An estimated 3,000 Saudi school principals will be sent to Singapore to be trained in educational management and leadership, according to an official at the King Abdullah Bin Abdul Aziz Public Education Development Project (Tatweer).
Abdul Latif Al-Harkan, vice president of professional development at Tatweer, said the program seeks to apprenticeship educational leaders with the highest standards of professional skills and improve their performance. The program also will help principals boost their effectiveness as leaders, equip them with the necessary expertise and skills to enable them of handling the local and international changes in the educational process.
The move comes in line with the launch of a training program by Tatweer in collaboration with the Singapore Institute of Education to qualify 40 male and female of the educational leadership elite.

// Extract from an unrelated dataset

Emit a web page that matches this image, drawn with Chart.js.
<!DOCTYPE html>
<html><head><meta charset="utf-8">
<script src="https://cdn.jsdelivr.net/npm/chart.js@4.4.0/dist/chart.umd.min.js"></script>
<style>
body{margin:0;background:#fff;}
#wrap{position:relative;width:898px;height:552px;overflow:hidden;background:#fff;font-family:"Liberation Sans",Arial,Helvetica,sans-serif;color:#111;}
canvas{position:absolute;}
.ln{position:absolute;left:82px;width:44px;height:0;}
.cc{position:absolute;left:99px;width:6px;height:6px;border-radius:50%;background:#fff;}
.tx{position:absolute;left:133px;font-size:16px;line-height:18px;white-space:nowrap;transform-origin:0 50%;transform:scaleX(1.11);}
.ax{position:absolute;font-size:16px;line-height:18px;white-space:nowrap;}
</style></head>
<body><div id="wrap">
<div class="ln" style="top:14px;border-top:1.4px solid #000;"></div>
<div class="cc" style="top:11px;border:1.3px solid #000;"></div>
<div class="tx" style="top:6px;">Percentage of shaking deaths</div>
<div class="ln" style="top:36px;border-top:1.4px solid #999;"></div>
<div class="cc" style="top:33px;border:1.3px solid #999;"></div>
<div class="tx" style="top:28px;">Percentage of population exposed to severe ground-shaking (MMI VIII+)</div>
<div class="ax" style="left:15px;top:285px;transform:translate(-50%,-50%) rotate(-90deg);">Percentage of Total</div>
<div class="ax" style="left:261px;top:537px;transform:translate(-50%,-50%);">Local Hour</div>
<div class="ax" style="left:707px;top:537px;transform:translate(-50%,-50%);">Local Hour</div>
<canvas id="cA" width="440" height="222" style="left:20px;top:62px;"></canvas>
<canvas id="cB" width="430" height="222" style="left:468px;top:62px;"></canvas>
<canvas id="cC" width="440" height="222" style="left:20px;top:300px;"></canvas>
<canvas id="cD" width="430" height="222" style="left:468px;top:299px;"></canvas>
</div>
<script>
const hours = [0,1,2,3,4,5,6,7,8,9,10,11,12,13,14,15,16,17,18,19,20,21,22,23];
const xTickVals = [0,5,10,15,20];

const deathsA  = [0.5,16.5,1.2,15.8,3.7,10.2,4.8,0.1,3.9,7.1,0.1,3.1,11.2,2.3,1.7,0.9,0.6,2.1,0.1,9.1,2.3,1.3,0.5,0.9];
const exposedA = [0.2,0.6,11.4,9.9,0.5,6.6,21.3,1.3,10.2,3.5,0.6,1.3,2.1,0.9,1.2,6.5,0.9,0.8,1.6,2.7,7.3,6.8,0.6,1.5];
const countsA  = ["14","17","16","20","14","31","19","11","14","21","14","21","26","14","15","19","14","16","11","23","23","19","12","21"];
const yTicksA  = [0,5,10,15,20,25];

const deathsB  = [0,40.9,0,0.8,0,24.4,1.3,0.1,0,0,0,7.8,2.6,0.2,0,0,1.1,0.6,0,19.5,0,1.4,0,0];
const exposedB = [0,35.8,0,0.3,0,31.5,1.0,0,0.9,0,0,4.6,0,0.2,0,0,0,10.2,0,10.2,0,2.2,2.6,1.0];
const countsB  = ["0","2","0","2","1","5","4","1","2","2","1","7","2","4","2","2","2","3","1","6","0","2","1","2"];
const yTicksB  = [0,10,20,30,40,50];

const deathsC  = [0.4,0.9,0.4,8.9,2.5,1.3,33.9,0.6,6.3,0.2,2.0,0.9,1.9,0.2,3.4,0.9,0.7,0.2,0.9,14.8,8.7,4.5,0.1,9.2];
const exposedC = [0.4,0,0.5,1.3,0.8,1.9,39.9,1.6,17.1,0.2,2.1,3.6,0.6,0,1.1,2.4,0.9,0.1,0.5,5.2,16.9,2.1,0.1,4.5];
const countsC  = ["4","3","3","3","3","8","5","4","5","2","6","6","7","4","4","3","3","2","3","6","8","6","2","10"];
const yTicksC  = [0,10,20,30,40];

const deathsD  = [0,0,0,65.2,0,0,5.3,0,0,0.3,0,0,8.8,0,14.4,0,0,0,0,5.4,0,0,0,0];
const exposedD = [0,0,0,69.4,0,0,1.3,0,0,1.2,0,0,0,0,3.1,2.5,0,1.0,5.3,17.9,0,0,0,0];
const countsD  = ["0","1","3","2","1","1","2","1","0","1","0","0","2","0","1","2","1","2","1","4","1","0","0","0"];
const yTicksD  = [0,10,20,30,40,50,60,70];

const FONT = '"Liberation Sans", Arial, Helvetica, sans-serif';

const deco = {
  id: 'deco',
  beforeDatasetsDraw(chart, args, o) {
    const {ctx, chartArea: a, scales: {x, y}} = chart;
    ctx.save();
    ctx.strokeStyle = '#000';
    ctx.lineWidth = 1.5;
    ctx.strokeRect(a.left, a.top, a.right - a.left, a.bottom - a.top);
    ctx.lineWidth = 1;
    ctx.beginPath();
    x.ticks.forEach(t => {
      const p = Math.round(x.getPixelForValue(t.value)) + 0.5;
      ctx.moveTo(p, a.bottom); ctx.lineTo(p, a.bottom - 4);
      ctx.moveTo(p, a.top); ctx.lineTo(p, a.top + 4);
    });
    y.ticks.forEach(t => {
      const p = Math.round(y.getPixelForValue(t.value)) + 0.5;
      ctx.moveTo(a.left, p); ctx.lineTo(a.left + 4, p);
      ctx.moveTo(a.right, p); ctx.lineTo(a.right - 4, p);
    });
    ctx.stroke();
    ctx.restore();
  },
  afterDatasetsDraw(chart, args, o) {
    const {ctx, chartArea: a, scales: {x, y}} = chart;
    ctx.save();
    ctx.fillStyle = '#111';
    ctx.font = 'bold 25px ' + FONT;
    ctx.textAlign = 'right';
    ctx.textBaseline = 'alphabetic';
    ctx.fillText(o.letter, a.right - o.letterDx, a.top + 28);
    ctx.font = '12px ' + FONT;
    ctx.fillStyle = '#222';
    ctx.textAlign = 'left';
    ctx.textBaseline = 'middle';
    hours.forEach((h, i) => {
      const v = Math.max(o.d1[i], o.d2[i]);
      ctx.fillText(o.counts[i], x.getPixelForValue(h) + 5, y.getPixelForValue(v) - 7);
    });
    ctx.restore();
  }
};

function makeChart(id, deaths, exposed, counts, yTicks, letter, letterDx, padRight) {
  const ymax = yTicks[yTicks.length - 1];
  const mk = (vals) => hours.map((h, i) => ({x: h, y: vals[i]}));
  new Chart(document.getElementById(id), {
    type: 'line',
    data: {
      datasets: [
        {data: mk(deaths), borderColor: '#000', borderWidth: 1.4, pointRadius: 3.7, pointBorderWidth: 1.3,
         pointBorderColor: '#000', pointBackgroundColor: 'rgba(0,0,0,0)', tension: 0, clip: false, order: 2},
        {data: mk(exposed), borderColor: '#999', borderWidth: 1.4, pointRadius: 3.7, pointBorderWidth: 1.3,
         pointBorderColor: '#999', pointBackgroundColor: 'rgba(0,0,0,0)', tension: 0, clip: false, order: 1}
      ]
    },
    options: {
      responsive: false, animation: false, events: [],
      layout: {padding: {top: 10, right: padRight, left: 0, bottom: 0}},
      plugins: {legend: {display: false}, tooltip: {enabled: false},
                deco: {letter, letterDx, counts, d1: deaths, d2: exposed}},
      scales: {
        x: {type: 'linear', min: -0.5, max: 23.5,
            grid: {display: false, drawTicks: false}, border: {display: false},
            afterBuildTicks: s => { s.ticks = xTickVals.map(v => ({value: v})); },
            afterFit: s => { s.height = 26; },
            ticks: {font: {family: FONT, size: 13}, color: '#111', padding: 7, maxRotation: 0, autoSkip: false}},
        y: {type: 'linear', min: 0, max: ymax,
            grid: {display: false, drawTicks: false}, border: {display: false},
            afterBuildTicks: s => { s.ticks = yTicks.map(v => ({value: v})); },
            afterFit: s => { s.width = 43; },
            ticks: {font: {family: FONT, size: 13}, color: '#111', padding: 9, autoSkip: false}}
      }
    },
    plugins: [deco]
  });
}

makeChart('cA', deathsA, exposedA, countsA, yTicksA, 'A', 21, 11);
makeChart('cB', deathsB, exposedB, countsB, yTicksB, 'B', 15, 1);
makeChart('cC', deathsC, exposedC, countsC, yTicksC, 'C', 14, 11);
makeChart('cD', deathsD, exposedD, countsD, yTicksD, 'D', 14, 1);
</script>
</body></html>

Al-Harkan said the institute is one of the best of its kind at the international level for the rehabilitation and qualification of the educational leaderships. “Singapore is one of the top three countries in the world in public education,” he added.
He noted that the Singaporean side agreed to receive outstanding principals for a two-week training course.

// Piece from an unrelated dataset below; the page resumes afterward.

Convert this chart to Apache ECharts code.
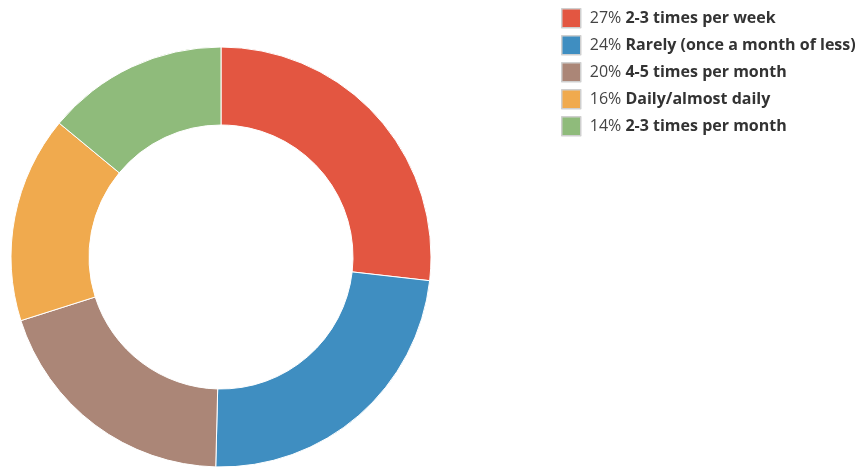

“They will be familiarized with the educational system and the most important projects in the country prior to their training.”
The training program will focus on capacity building of principals on the educational skills needed in the 21st century.

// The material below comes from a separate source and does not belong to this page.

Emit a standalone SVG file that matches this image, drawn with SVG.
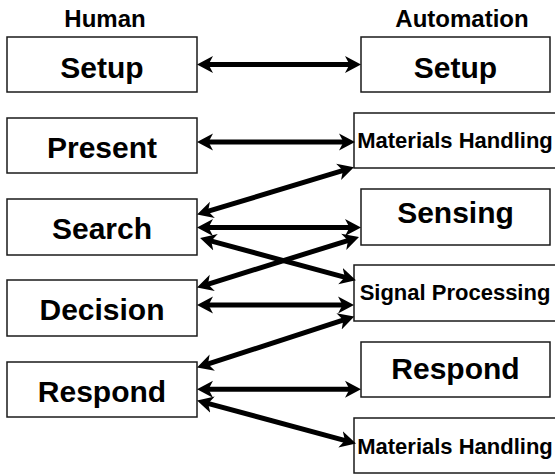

“Capacity-building will involve enhancing the general competences and education and leadership capabilities as well,” said Al-Harkan.
The ultimate goal, he said, is the professional development of the school principals so that they qualify to the roles they will assume.
“By this training program we aim to prepare them for the roles they will carry out in order to boost the quality of the education process outputs, and improve performance in schools to reach a knowledge-based economy,” he said.
The program also seeks to enable school principals of measuring and developing the performance of teachers, extend support to them so that they can manage and administrate the quality of the school resources and outputs as best as they could and with the highest quality.
“Building and developing the procedural processes at school, as well as managing the changes that continually affect the educational environment are elements that the program seeks to instill in the trainees,” he said.